The new rules came a week after China urged provincial governments to suspend license approvals for new online small loan companies, signaling the country’s tightening oversight of the fledging sector.
The recent moves reflect regulators’ mounting concerns over the boom in online microlending. The business often involves small, unsecured loans with periods of six months or less targeting people with limited access to credit services such as students and rural migrants. Known as cash loans, these credit services usually require no collateral but charge high interest rates.
“Amid the rapid development of cash loans – while they have played a role in meeting the normal credit needs of some groups – problems such as over-lending, repeat borrowing, improper collection, abnormally high interest rates, and privacy violations have become prominent, posing relatively high financial and social risks,” the China Banking Regulatory Commission (CBRC) and the central bank said in a joint notice.
A recent report by China’s National Committee of Experts on Internet Financial Security Technology, a government-backed industry organization, estimated that there were 2,693 online platforms in China offering short-term loans to nearly 10 million clients. But many of the platforms are unlicensed to do such business.
Under the new rules, license issuance for new microloan companies will be suspended, and unlicensed operators will be banned. Existing licensed players are required to comply with the new regulations.

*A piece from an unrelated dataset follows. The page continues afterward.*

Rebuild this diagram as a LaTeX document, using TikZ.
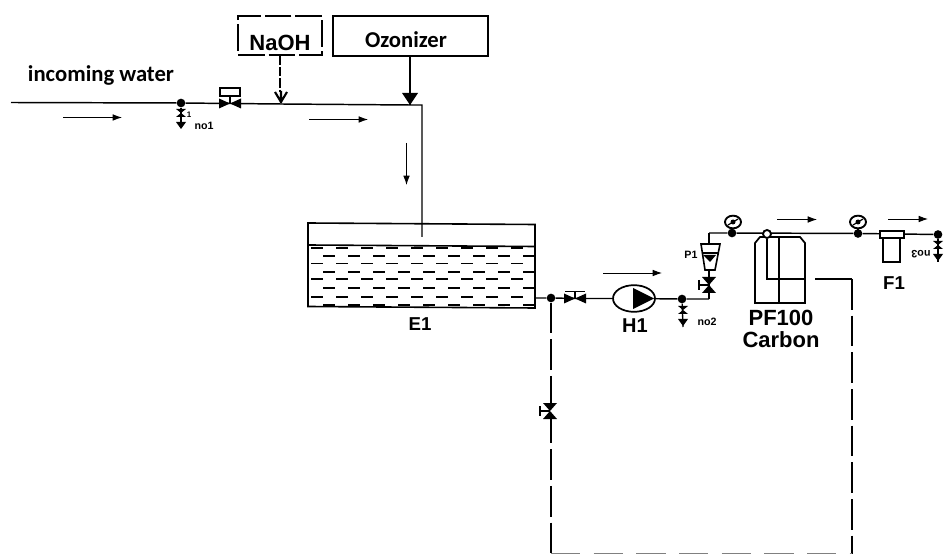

The new rules forbid lenders from charging interest rates that do not comply with the law. All interest rates, which include up-front fees charged for loans, must be within the legally allowed limit, and terms and conditions of loans must be clearly communicated to borrowers, the banking authorities said.

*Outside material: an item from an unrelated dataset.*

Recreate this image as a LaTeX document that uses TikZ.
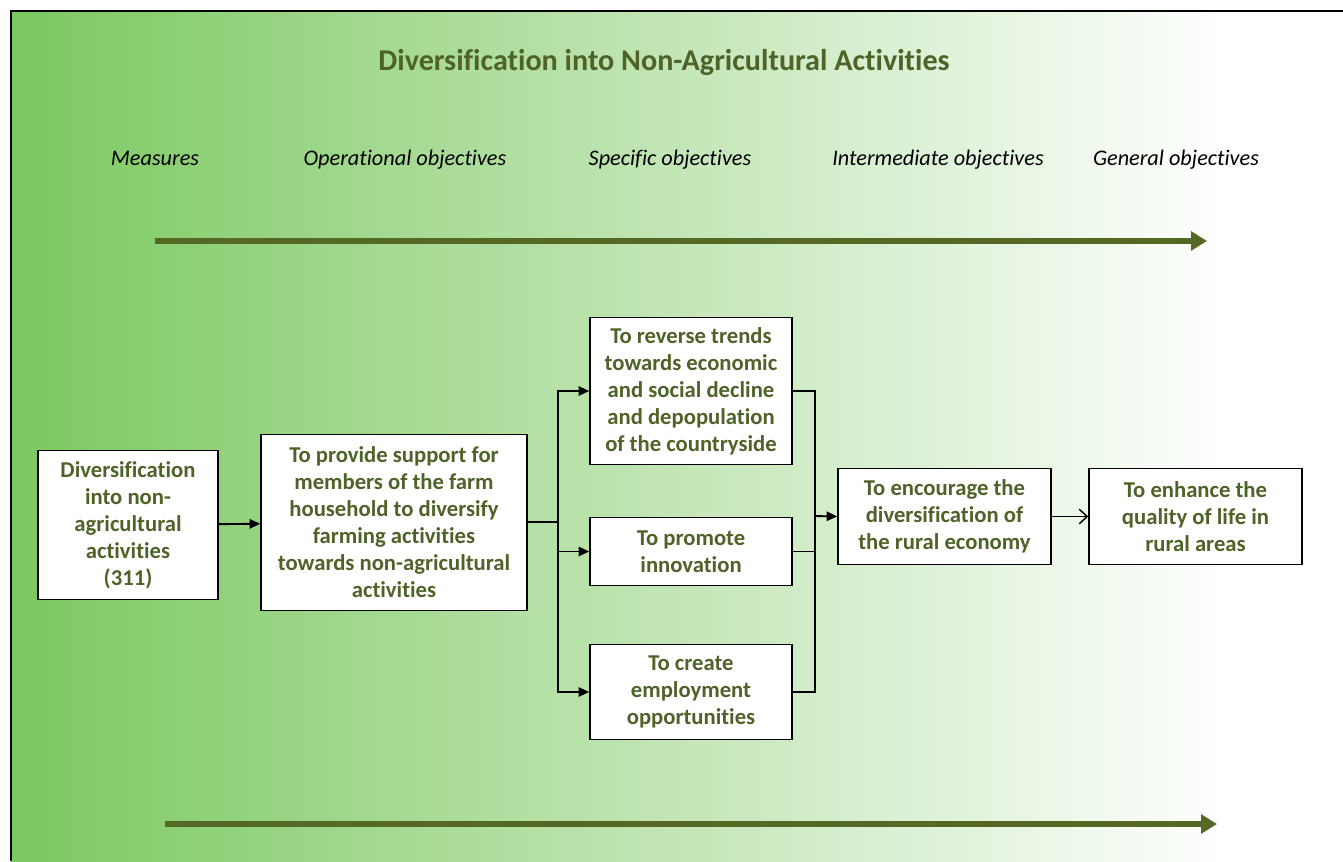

The maximum allowed legal annualized interest rate in China is 36%. But many online lenders charge annualized rates exceeding 100%, despite advertising seemingly low daily interest rates.
Lenders are not allowed to offer loans to borrowers who have no source of income or to mislead clients into over-borrowing, or to conduct violent debt collection. Lenders must fully and continuously assess borrowers’ creditworthiness, ability to repay debt and use of funds, according to the notice. A loan shouldn’t be extended more than twice.
To prevent excessive leverage, regulators tightened scrutiny of the capital sources of microlenders, forbidding banks to invest asset management funds in securitization products backed by cash loans.
The notice also forbids any institutions from abusing client privacy or illegally trading clients’ personal information.
A detailed implementation plan on cleaning up microloans will be issued soon, said Feng Yan, vice chief of the Financial Inclusion Affairs Department of the CBRC, in a briefing.
The total amount of unsecured short-term loans offered by online lending platforms has already surpassed 1 trillion yuan ($151 billion), according to statistics compiled by research firm Wangdai Zhijia.
Amid the regulatory storm, PPDAI, a leading online lending platform whose shares debuted in New York this month, dropped 8.3% Friday, extending declines since its IPO to more than 30%. Qudian, other U.S.-listed online lender, climbed 1.32%, but the stock has still lost almost half its IPO value.